Spezzatino da alimentazione forzata
A chi piace lo spezzatino? Risposta: alle TV e non ai tifosi
È interessante notare come il calcio, anche nella sua forma più tradizionale, riesca ancora a creare una certa dipendenza da risultato. L'idea di vivere simultaneamente l'emozione delle partite, l'incertezza del gol improvviso, il pathos del minuto finale è affascinante, quasi romantica. Quel ritorno, seppur episodico, al calcio “minuto per minuto”, sa di nostalgia, di un tempo in cui il risultato arrivava come un lampo dentro una radiolina, condiviso in tempo reale da milioni.

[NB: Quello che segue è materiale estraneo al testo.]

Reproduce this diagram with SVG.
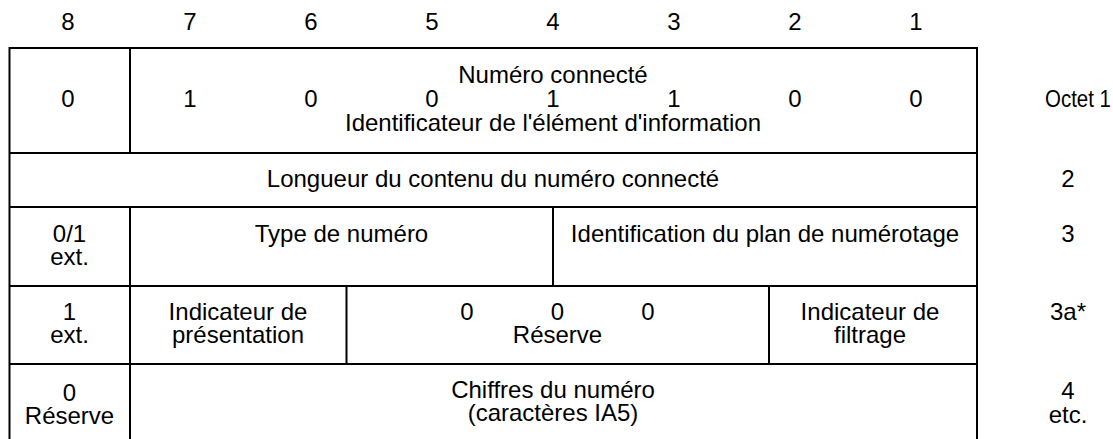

Ma i numeri raccontano un’altra storia. Settimana scorsa, ultima di campionato, con le partite in contemporanea, l’audience è risultata dimezzata rispetto ai format spezzettati ormai di default per tutto il resto dell'anno. È un dato che pesa, che non si può ignorare. Il pubblico, oggi, consuma il calcio in modo diverso: cerca l’esclusiva, la narrazione individuale di ogni partita, la possibilità di scegliere quando e cosa guardare, anche piu' partite nel weekend. Il modello dello spezzatino, tanto criticato dai puristi, ha dimostrato di funzionare in termini di attenzione e ritorno economico, ovviamente se visto da chi ci vuole far soldi
Pensare di tornare indietro, all'epoca della contemporaneità assoluta, è dunque antistorico visto che chi guida il calcio non sono certo i tifosi.
Potrà esserci spazio, sì, per una o due giornate speciali l’anno, magari quelle decisive per i verdetti finali, in cui la simultaneità torni a essere evento.
Ma il resto del tempo, la direzione è tracciata: avanti con lo spezzatino, perché è lì che oggi vive – e si misura – il calcio moderno.